Karmasin wurde mehrere Stunden vom vorsitzenden Richter vernommen. Als der Vertreter der Wirtschafts- und Korruptionsstaatsanwaltschaft (WKStA) von seinem Fragerecht Gebrauch machte, nahm Karmasin ihr Aussageverweigerungsrecht in Anspruch. Aufgrund “der Traumata”, die sie im Zuge des Ermittlungsverfahrens erlitten habe, wolle sie keine Fragen der WKStA beantworten.

Auf die Frage, warum sie Beinschab die Nachricht “Bitte nichts verrechnen, ich darf nichts verdienen” gesendet hatte, antwortete Karmasin nur: “Ich bin mit diesem Thema leichtfertig umgegangen”. Einen Vortrag, den Karmasin im Mai 2018 hielt, also im letzten Monat, in dem sie noch Bezüge bekam, habe sie erst im Juni verrechnet, wie ihr der Richter vorhielt. “Das hab’ ich nicht gemacht, um wen zu täuschen, sondern weil ich dachte, dass man das Datum einträgt, in dem man sich gerade befindet”, so Karmasins Rechtfertigung.
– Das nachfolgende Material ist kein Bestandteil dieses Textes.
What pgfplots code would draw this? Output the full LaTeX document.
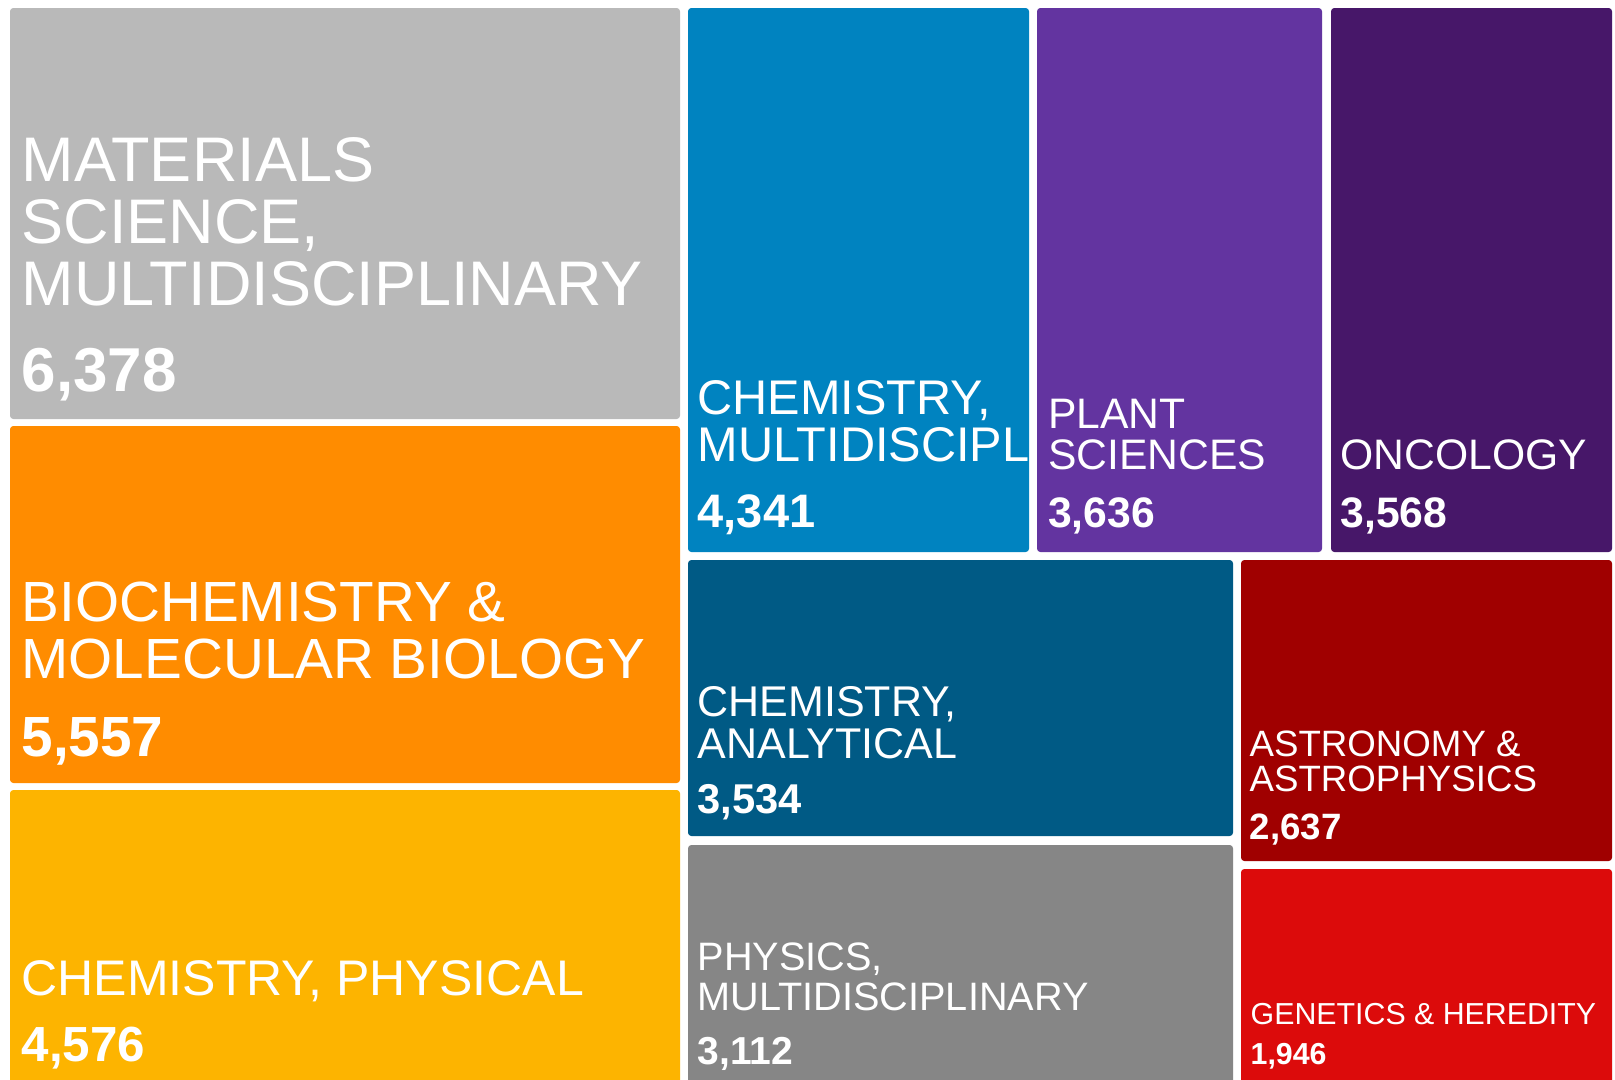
\documentclass[border=0pt]{standalone}
\usepackage{pgfplots}
\pgfplotsset{compat=1.18}
\usepackage{fontspec}
\setmainfont{Liberation Sans}
\definecolor{cMat}{HTML}{B9B9B9}
\definecolor{cBio}{HTML}{FF8C00}
\definecolor{cPhy}{HTML}{FDB400}
\definecolor{cMul}{HTML}{0083C0}
\definecolor{cPla}{HTML}{6334A0}
\definecolor{cOnc}{HTML}{471769}
\definecolor{cAna}{HTML}{005A85}
\definecolor{cPhm}{HTML}{868686}
\definecolor{cAst}{HTML}{A00000}
\definecolor{cGen}{HTML}{DC0B0B}
\newcommand{\lab}[5]{\node[anchor=base west, inner sep=0pt, text=white, font=\fontsize{#3bp}{#3bp}\selectfont#4] at (axis cs:#1,#2) {#5};}
\newcommand{\cell}[5]{\addplot[fill=#5, draw=none, rounded corners=1bp] coordinates {(#1,#2) (#3,#2) (#3,#4) (#1,#4)} -- cycle;}
\begin{document}
\begin{tikzpicture}
\begin{axis}[
  scale only axis, width=484.5bp, height=324bp,
  xmin=0, xmax=1615, ymin=0, ymax=1080, y dir=reverse,
  hide axis, clip=true]
\addplot[fill=white, draw=none] coordinates {(0,0) (1615,0) (1615,1080) (0,1080)} -- cycle;
\cell{10}{8}{680}{419}{cMat}
\cell{10}{426}{680}{783}{cBio}
\cell{10}{790}{680}{1095}{cPhy}
\cell{688}{8}{1029}{552}{cMul}
\cell{1037}{8}{1322}{552}{cPla}
\cell{1331}{8}{1612}{552}{cOnc}
\cell{688}{560}{1233}{836}{cAna}
\cell{688}{845}{1233}{1095}{cPhm}
\cell{1241}{560}{1612}{861}{cAst}
\cell{1241}{869}{1612}{1095}{cGen}
% Materials
\lab{21}{181.5}{18.9}{}{MATERIALS}
\lab{21}{243}{18.9}{}{SCIENCE,}
\lab{21}{305}{18.9}{}{MULTIDISCIPLINARY}
\lab{21}{391.5}{18.6}{\bfseries}{6,378}
% Biochem
\lab{21}{621}{17}{}{BIOCHEMISTRY \&}
\lab{21}{678}{17}{}{MOLECULAR BIOLOGY}
\lab{21}{756}{17}{\bfseries}{5,557}
% Chem phys
\lab{21}{995}{15.0}{}{CHEMISTRY, PHYSICAL}
\lab{21}{1061}{14.8}{\bfseries}{4,576}
% Chem multi
\lab{697}{414}{14.6}{}{CHEMISTRY,}
\lab{697}{461.5}{14.6}{}{MULTIDISCIPL}
\lab{697}{527.4}{14.1}{\bfseries}{4,341}
% Plant
\lab{1047.5}{428.5}{12.8}{}{PLANT}
\lab{1047.5}{469.7}{12.8}{}{SCIENCES}
\lab{1047.5}{527.4}{12.8}{\bfseries}{3,636}
% Oncology
\lab{1340}{469.7}{12.8}{}{ONCOLOGY}
\lab{1340}{527.4}{12.8}{\bfseries}{3,568}
% Chem anal
\lab{697}{716}{12.9}{}{CHEMISTRY,}
\lab{697}{758}{12.9}{}{ANALYTICAL}
\lab{697}{813.8}{12.5}{\bfseries}{3,534}
% Physics
\lab{697}{970}{11.9}{}{PHYSICS,}
\lab{697}{1010.5}{11.9}{}{MULTIDISCIPLINARY}
\lab{697}{1064}{11.7}{\bfseries}{3,112}
% Astronomy
\lab{1249}{756}{11}{}{ASTRONOMY \&}
\lab{1249}{791}{11}{}{ASTROPHYSICS}
\lab{1249}{839.5}{11}{\bfseries}{2,637}
% Genetics
\lab{1250}{1024}{9.1}{}{GENETICS \& HEREDITY}
\lab{1250}{1064}{9.1}{\bfseries}{1,946}
\end{axis}
\end{tikzpicture}
\end{document}
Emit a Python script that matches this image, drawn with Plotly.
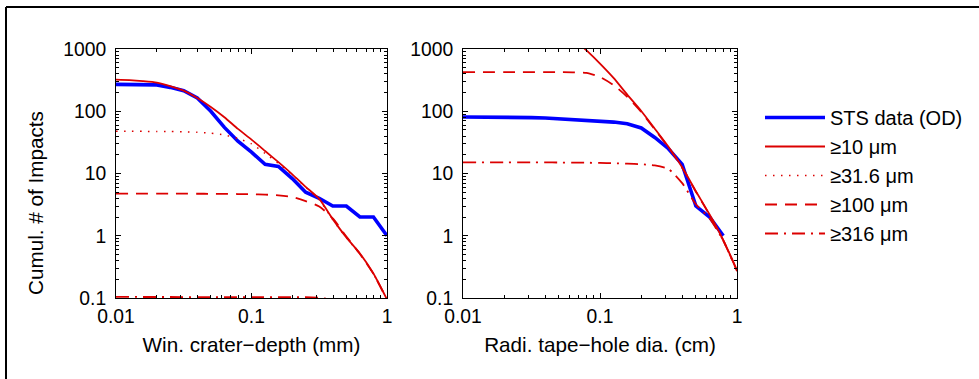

Und weiters: “Ich bin keine Buchhalterin.”

Bis zu drei Jahre Haft möglich

Der Prozess gegen Karmasin ist auf insgesamt drei Tage anberaumt. Bei einer Verurteilung drohen Karmasin bis zu drei Jahre Haft. Auch Beinschab wird als Zeugin befragt werden. Die Ex-Ministerin gab bei der Eingangsbefragung übrigens an, sich derzeit in Ausbildung zur Psychotherapeutin zu befinden und 300 Euro vom AMS zu erhalten.

Inseratencausa kein Thema

In den folgenden Tagen wird es hingegen nicht um die Inseratencausa gehen. Laut WKStA vernetzte Karmasin das Team Kurz und die Brüder Wolfgang und Helmuth Fellner. Dadurch soll sie am Aufstieg ihres damaligen Ministerkollegen Sebastian Kurz zum Parteiobmann und schließlich ÖVP-Spitzenkandidaten durch mutmaßlich gekaufte positive Berichterstattung im Boulevard mitgewirkt haben. In diesem Zusammenhang ist das “Beinschab-Tool” bereits ein geflügelter Ausdruck geworden.

Die Umfrage-Causa wurde von Oberstaatsanwalt Adamo aber dennoch erwähnt. Karmasin habe von Dezember 2017 bis Mai 2018 beim “Beinschab-Österreich-Tool” ordentlich mitgeschnitten, indem sie Beinschab für deren Tätigkeiten in der ÖVP-Umfrage-Affäre pro Auftrag jeweils 20 Prozent an Provision und für vorgebliche Beratung in Rechnung stellte, betonte Adamovic: “Insgesamt hat sie in dieser Zeit rund 55.000 Euro verdient, also mehr als 11.000 Euro im Monat.” Trotzdem habe sie sich in dieser Zeit “sogar als Millionärin”, wie der Ankläger sich ausdrückte, ihre Bezüge fortzahlen lassen. “Sie sind kein Justizopfer. Sie sind auch kein Opfer der Medien”, erklärte Adamovic: “Die Opfer sind alle Steuerzahler, die Ihre Überbrückungshilfe bezahlt haben.”